Mandado de detenção europeu. Mde. Dupla incriminação. Crime de evasão. Privação da liberdade

MANDADO DE DETENÇÃO EUROPEU. MDE. DUPLA INCRIMINAÇÃO. CRIME DE EVASÃO. PRIVAÇÃO DA LIBERDADE

MDE Nº 13/23.4YRCBR
Relator: PAULO GUERRA
Data do Acórdão: 22-03-2023
Tribunal: RELAÇÃO DE COIMBRA
Legislação: ARTIGOS 1.º, 2.º, 4.º, 5.º, 11.º, 12.º, 21.º E 40.º DA LEI N.º 65/2003 DE 23 DE AGOSTO; DECISÃO QUADRO Nº 2002/584/JAI, DO CONSELHO, DE 13 DE JUNHO; ARTIGO 19.º E 352º DO CÓDIGO PENAL

Sumário:

I – O mandado de detenção europeu é um instrumento de cooperação judiciária entre as autoridades judiciárias dos Estados membros da EU, não tem intervenção do poder executivo, e visa a detenção e entrega por um Estado membro de uma pessoa procurada por outro Estado membro, que emite o mandado, para efeitos de procedimento criminal ou para cumprimento de uma pena ou medida de segurança privativas da liberdade.
II – O MDE é executado com base no princípio do reconhecimento mútuo e assenta na ideia de confiança mútua entre os Estados membros da UE, em conformidade com o disposto na Lei n.º 65/2003, de 23 de Agosto, e na Decisão Quadro nº 2002/584/JAI, do Conselho, de 13 de Junho, suprimindo o recurso à extradição.
III – Traduzindo a execução de um mandado de detenção europeu uma restrição importante do direito fundamental à liberdade num horizonte territorial alargado e dado o período de tempo em que a detenção potencialmente se pode manter sem que seja tomada a decisão final de entrega, a sua prossecução e a decisão que a montante é tomada quanto à sua emissão devem obedecer aos princípios da legalidade, da excepcionalidade, da subsidiariedade e da proporcionalidade lato sensu.
IV – O MDE engancha teleologicamente na concepção de celeridade e de eficácia da cooperação judiciária europeia em matéria penal, mas não pode sacrificar os direitos fundamentais, sob pena de se deificar a descoberta da verdade e a realização da justiça e de se niilificar a protecção dos direitos fundamentais da pessoa procurada e de todos os outros.

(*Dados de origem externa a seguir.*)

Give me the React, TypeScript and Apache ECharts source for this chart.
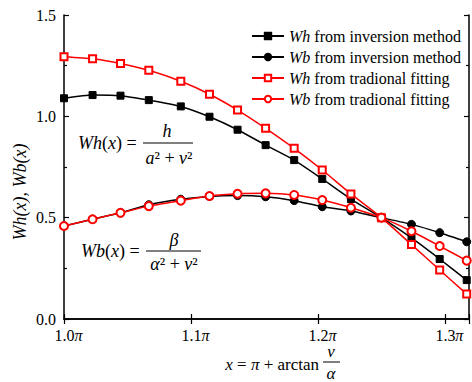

V – No processo de execução de MDE a intervenção do tribunal do Estado de execução é restrita à verificação da regularidade do mandado, dos requisitos formais do mandado, à ocorrência de eventual situação de recusa da sua execução e ao controle do respeito pelos direitos fundamentais, não tendo de se pronunciar sobre a bondade, utilidade, adequação ou oportunidade da emissão do MDE.

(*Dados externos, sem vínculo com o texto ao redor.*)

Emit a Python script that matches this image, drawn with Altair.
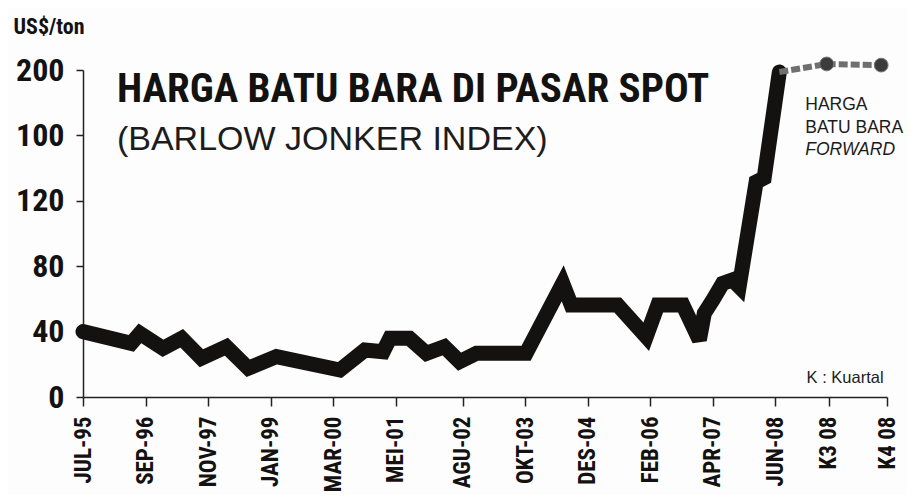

VI – A reserva de soberania a que o MDE está sujeito impõe, nalguns casos, à autoridade judiciária portuguesa a recusa de execução do mandado, noutros permite-lhe a recusa do mandado e noutros ainda impõe a prestação de garantias especiais por parte do Estado membro de emissão para que o mandado possa ser executado.
VII – No caso de emissão de mandado pela prática do crime de evasão há necessidade da verificação da dupla incriminação, ou seja, verificar se o comportamento imputado também constitui infracção punível em Portugal, porque a infracção não consta do elenco do artigo 2.º, n.º 2, da Lei.

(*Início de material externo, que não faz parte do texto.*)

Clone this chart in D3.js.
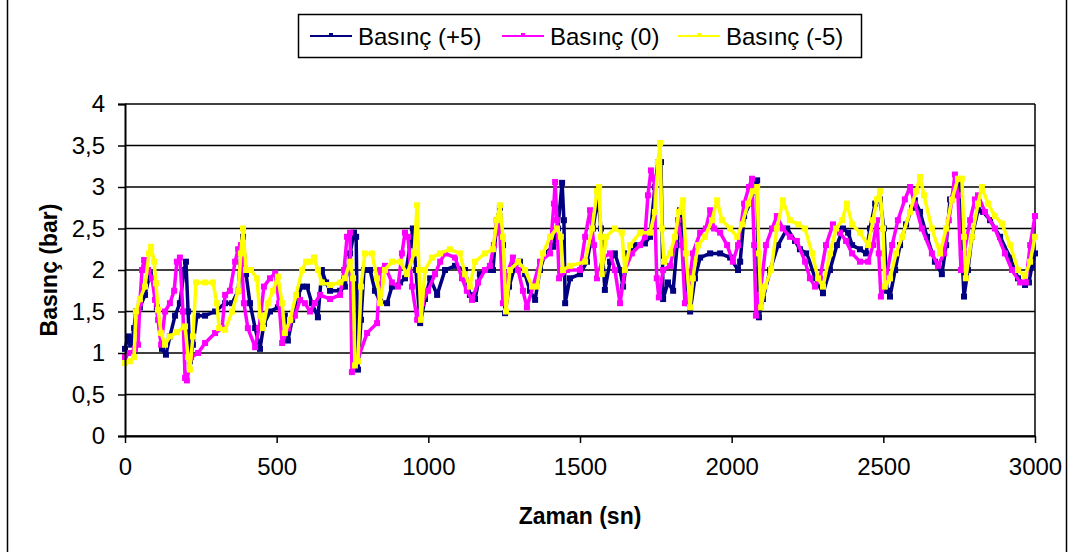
<!DOCTYPE html>
<html>
<head>
<meta charset="utf-8">
<title>Basınç - Zaman</title>
<style>
  body { margin: 0; background: #fff; }
  svg text { font-family: "Liberation Sans", Arial, sans-serif; fill: #000; }
</style>
<script src="https://d3js.org/d3.v7.min.js"></script>
</head>
<body>
<svg id="chart" width="1073" height="552"></svg>
<script>
// time (sn) and pressure (bar), one pair of arrays per series
var tPlus5 = [0,10,20,30,36,49,66,82,92,105,122,135,148,165,181,195,201,208,214,224,237,264,297,330,353,373,382,389,399,412,429,445,458,478,504,527,537,551,570,584,
  600,616,636,649,663,676,709,725,742,755,762,768,778,788,808,824,841,864,880,907,923,940,949,959,973,989,1006,1029,1055,1088,1121,1137,1154,1170,1193,
  1213,1226,1236,1246,1253,1266,1286,1302,1319,1335,1352,1368,1385,1411,1427,1441,1447,1451,1467,1500,1523,1543,1559,1569,1582,1599,1615,1632,1642,1658,1681,1714,1731,1747,1757,1767,1774,
  1790,1807,1820,1830,1843,1856,1863,1879,1896,1929,1962,1995,2021,2028,2041,2060,2084,2087,2090,2103,2127,2153,2183,2209,2225,2248,2275,2301,2324,2347,2367,2384,
  2397,2423,2443,2456,2473,2489,2502,2512,2522,2539,2555,2575,2595,2604,2621,2644,2670,2693,2707,2720,2736,2753,2759,2766,2779,2792,2812,2829,2852,2885,2918,2944,2967,2980,2990,3000];
var pPlus5 = [1.05,1.2,1.1,1.3,1.5,1.55,1.7,1.95,1.9,1.55,1.05,0.98,1.2,1.45,1.6,2.0,2.1,1.5,0.9,1.1,1.45,1.45,1.5,1.6,1.6,1.75,2.2,2.4,1.95,1.6,1.3,1.05,1.35,1.5,1.55,1.45,1.15,1.4,1.7,1.8,
  1.8,1.6,1.43,2.0,1.85,1.75,1.75,1.8,2.2,2.45,2.4,0.8,1.4,2.0,2.0,1.75,1.62,1.6,1.8,1.85,1.9,2.3,2.5,2.0,1.36,1.65,1.9,1.7,2.0,2.05,2.0,1.7,1.65,1.95,2.0,
  2.0,2.6,2.75,2.3,1.48,1.8,2.05,2.1,1.95,1.75,1.64,2.0,2.2,2.28,2.5,3.05,2.6,1.6,1.9,1.95,2.1,2.5,2.88,2.5,1.76,2.1,2.2,2.0,1.8,2.2,2.3,2.32,2.4,3.0,3.3,3.3,1.65,
  1.85,1.75,2.3,2.72,2.3,1.6,1.5,1.9,2.15,2.2,2.2,2.15,2.0,2.1,2.65,2.8,3.08,2.0,1.43,1.65,2.0,2.3,2.5,2.35,2.25,2.2,1.9,1.72,2.0,2.3,2.5,2.45,
  2.3,2.25,2.2,2.5,2.8,2.85,2.5,1.75,1.68,2.0,2.3,2.55,2.75,2.84,2.7,2.4,2.1,1.95,2.3,2.85,2.95,3.05,2.2,1.68,2.0,2.4,2.72,2.7,2.6,2.4,2.15,1.9,1.82,1.85,2.05,2.2];

var tZero = [0,16,33,43,49,56,63,76,89,99,109,119,132,148,162,171,181,191,198,204,218,241,264,297,320,330,346,363,373,382,392,405,429,442,458,478,495,508,518,537,560,577,593,
  610,626,643,676,709,722,732,742,748,765,798,831,841,857,880,900,913,923,933,946,963,979,999,1022,1039,1055,1088,1111,1127,1144,1164,1187,
  1203,1216,1226,1236,1246,1259,1279,1296,1312,1325,1345,1368,1401,1414,1418,1424,1431,1457,1500,1517,1533,1546,1556,1576,1599,1615,1632,1648,1671,1698,1714,1724,1734,1744,1753,1760,
  1774,1797,1813,1823,1836,1846,1856,1872,1896,1915,1929,1942,1962,1985,2004,2021,2041,2057,2067,2074,2080,2093,2113,2133,2149,2169,2192,2215,2242,2258,2275,2291,2311,2334,2357,2377,
  2397,2423,2450,2466,2479,2485,2492,2509,2529,2548,2571,2588,2604,2627,2660,2680,2700,2716,2726,2736,2746,2756,2766,2786,2802,2812,2835,2868,2901,2924,2951,2970,2984,3000];
var pZero = [0.95,1.0,1.05,1.1,1.6,2.0,2.12,2.0,1.9,1.64,1.4,1.1,1.5,1.6,1.75,2.1,2.15,1.5,0.7,0.67,0.95,1.0,1.12,1.24,1.3,1.7,1.75,2.1,2.25,2.3,1.6,1.3,1.07,1.3,1.8,1.9,1.96,1.6,1.12,1.3,1.45,1.64,1.6,
  1.5,1.6,1.7,1.65,1.7,2.0,2.4,2.45,0.77,0.9,1.24,1.36,2.0,2.05,1.85,1.8,2.2,2.45,2.4,1.8,1.4,1.6,1.75,1.95,2.1,2.2,2.15,1.9,1.75,1.64,1.85,2.0,
  2.05,2.3,2.6,2.45,1.6,1.95,2.15,2.0,1.75,1.55,1.8,2.1,2.2,2.8,3.06,2.6,1.9,2.0,2.0,2.4,2.72,2.3,1.9,2.15,2.2,2.0,1.6,2.0,2.2,2.3,2.4,2.9,3.2,3.1,1.9,1.67,
  2.0,2.05,2.3,2.6,2.3,1.6,1.7,2.2,2.45,2.5,2.72,2.5,2.45,2.3,2.1,2.3,2.8,3.0,3.1,2.3,1.45,1.7,2.3,2.5,2.65,2.5,2.4,2.35,2.1,1.9,1.8,1.9,2.3,2.55,2.45,2.35,
  2.2,2.1,2.1,2.3,2.6,2.2,1.68,1.9,2.3,2.6,2.85,3.0,2.8,2.5,2.2,2.05,2.2,2.6,2.85,3.15,2.9,2.0,2.2,2.6,2.85,2.9,2.7,2.5,2.2,2.0,1.85,1.85,2.3,2.65];

var tMinus5 = [0,16,30,36,49,66,79,86,96,102,109,119,132,148,171,198,208,214,224,234,264,290,303,310,330,353,373,382,389,399,415,435,445,455,471,488,504,518,527,544,564,584,597,
  610,623,636,649,676,709,725,742,752,758,768,778,791,814,831,841,857,880,907,930,953,963,969,976,989,1012,1039,1071,1104,1121,1137,1154,1187,
  1213,1226,1236,1246,1256,1269,1296,1319,1342,1358,1378,1401,1424,1437,1444,1467,1517,1540,1556,1563,1569,1572,1586,1615,1638,1648,1665,1698,1731,1747,1757,1764,1770,1777,
  1797,1813,1826,1840,1849,1863,1872,1889,1912,1935,1952,1968,1995,2018,2034,2054,2070,2084,2090,2097,2110,2130,2149,2169,2192,2219,2242,2265,2285,2301,2324,2344,2364,2380,
  2397,2423,2450,2466,2479,2489,2499,2505,2522,2542,2562,2588,2608,2621,2634,2660,2687,2707,2726,2746,2759,2766,2772,2792,2812,2825,2845,2868,2891,2918,2944,2967,2984,3000];
var pMinus5 = [0.88,0.9,0.95,1.5,1.65,1.8,2.2,2.28,2.1,1.84,1.52,1.24,1.1,1.2,1.25,1.32,0.95,0.8,1.2,1.85,1.85,1.85,1.6,1.3,1.28,1.5,1.75,2.2,2.5,2.0,2.0,1.9,1.45,1.3,1.6,1.75,1.92,1.6,1.24,1.4,1.7,2.0,2.1,
  2.1,2.15,2.0,1.85,1.82,1.85,1.9,2.1,1.9,0.85,0.9,1.8,2.2,2.2,1.9,1.6,2.0,2.1,2.1,1.95,2.2,2.78,2.0,1.4,2.0,2.15,2.2,2.25,2.2,1.95,1.8,2.1,2.2,
  2.25,2.6,2.78,2.4,1.5,2.0,2.1,2.0,1.8,1.8,2.2,2.4,2.5,2.4,2.0,2.05,2.1,2.5,2.95,3.0,2.4,1.95,2.4,2.5,2.45,2.0,2.3,2.45,2.45,2.7,3.3,3.53,2.5,2.1,
  2.2,2.4,2.7,2.84,2.2,1.55,1.9,2.3,2.4,2.6,2.84,2.6,2.5,2.4,2.55,2.8,2.95,3.0,2.2,1.55,1.8,2.0,2.5,2.84,2.6,2.55,2.5,2.2,1.9,1.8,2.2,2.5,2.6,2.8,
  2.55,2.45,2.3,2.6,2.85,2.95,2.5,1.8,1.9,2.2,2.4,2.7,2.95,3.12,2.9,2.5,2.2,2.5,2.85,3.1,3.1,2.4,1.9,2.4,2.8,3.0,2.8,2.65,2.56,2.3,2.0,1.93,2.1,2.4];

var seriesNames = ['Basınç (+5)', 'Basınç (0)', 'Basınç (-5)'];
var seriesColors = ['#000080', '#ff00ff', '#ffff00'];
var yTicks = [0, 0.5, 1, 1.5, 2, 2.5, 3, 3.5, 4];
var xTicks = [0, 500, 1000, 1500, 2000, 2500, 3000];

var svg = d3.select('#chart'),
  margin = { top: 104, left: 125, right: 38, bottom: 116 },
  width = +svg.attr('width') - margin.left - margin.right,
  height = +svg.attr('height') - margin.top - margin.bottom;

// chart area border
svg.append('rect')
  .attr('x', 7.5).attr('y', -3)
  .attr('width', 1059).attr('height', 560)
  .attr('fill', 'none').attr('stroke', '#000').attr('stroke-width', 1.5);

var x = d3.scaleLinear().domain([0, 3000]).range([margin.left, margin.left + width]);
var y = d3.scaleLinear().domain([0, 4]).range([margin.top + height, margin.top]);

// gridlines
svg.append('g')
  .selectAll('line')
  .data(yTicks)
  .join('line')
  .attr('x1', x(0)).attr('x2', x(3000))
  .attr('y1', (d) => y(d)).attr('y2', (d) => y(d))
  .attr('stroke', '#000').attr('stroke-width', 1.5);

svg.append('line')
  .attr('x1', x(3000)).attr('x2', x(3000))
  .attr('y1', y(0)).attr('y2', y(4))
  .attr('stroke', '#000').attr('stroke-width', 1.5);

var line = d3.line().x((d) => x(d[0])).y((d) => y(d[1]));

var series = [
  { t: tPlus5, p: pPlus5 },
  { t: tZero, p: pZero },
  { t: tMinus5, p: pMinus5 }
];

series.forEach(function (s, i) {
  var pts = s.t.map((t, j) => [t, s.p[j]]);
  svg.append('path')
    .datum(pts)
    .attr('fill', 'none')
    .attr('stroke', seriesColors[i])
    .attr('stroke-width', 3.5)
    .attr('stroke-linejoin', 'round')
    .attr('d', line);
  svg.append('g')
    .selectAll('rect')
    .data(pts)
    .join('rect')
    .attr('x', (d) => x(d[0]) - 3)
    .attr('y', (d) => y(d[1]) - 3)
    .attr('width', 6).attr('height', 6)
    .attr('fill', seriesColors[i]);
});

var yAxis = svg.append('g')
  .attr('transform', `translate(${margin.left},0)`)
  .call(d3.axisLeft(y).tickValues(yTicks).tickSize(7).tickPadding(13)
    .tickFormat((d) => String(d).replace('.', ',')));

var xAxis = svg.append('g')
  .attr('transform', `translate(0,${margin.top + height})`)
  .call(d3.axisBottom(x).tickValues(xTicks).tickSize(7).tickPadding(15).tickSizeOuter(0)
    .tickFormat(d3.format('d')));

svg.selectAll('.domain').attr('stroke', '#000').attr('stroke-width', 2);
svg.selectAll('.tick line').attr('stroke', '#000').attr('stroke-width', 1.5);
svg.selectAll('.tick text')
  .attr('font-family', '"Liberation Sans", Arial, sans-serif')
  .attr('font-size', 24)
  .attr('fill', '#000');

// axis titles
svg.append('text')
  .attr('text-anchor', 'middle')
  .attr('transform', 'translate(57,270) rotate(-90)')
  .attr('font-size', 23)
  .attr('font-weight', 'bold')
  .text('Basınç (bar)');

svg.append('text')
  .attr('text-anchor', 'middle')
  .attr('x', x(1500))
  .attr('y', 524)
  .attr('font-size', 23)
  .attr('font-weight', 'bold')
  .text('Zaman (sn)');

// legend
var legend = svg.append('g');
legend.append('rect')
  .attr('x', 298.5).attr('y', 14.5)
  .attr('width', 563).attr('height', 43)
  .attr('fill', '#fff').attr('stroke', '#000').attr('stroke-width', 1.5);

var legendX = [310, 502, 678];
seriesNames.forEach(function (name, i) {
  var g = legend.append('g').attr('transform', `translate(${legendX[i]},36)`);
  g.append('line')
    .attr('x1', 0).attr('x2', 42)
    .attr('stroke', seriesColors[i]).attr('stroke-width', 2);
  g.append('rect')
    .attr('x', 19).attr('y', -3).attr('width', 4).attr('height', 3)
    .attr('fill', seriesColors[i]);
  g.append('text')
    .attr('x', 48).attr('y', 9)
    .attr('font-size', 24)
    .text(name);
});
</script>
</body>
</html>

VIII – No caso, estando o requerido em cumprimento de pena de semi-liberdade, sem qualquer vigilância electrónica, não estava objectivamente privado de liberdade quando decidiu não regressar no término da licença, pressuposto do crime de evasão, resultando daqui que a infracção que motivou a emissão do MDE não constitui crime em Portugal.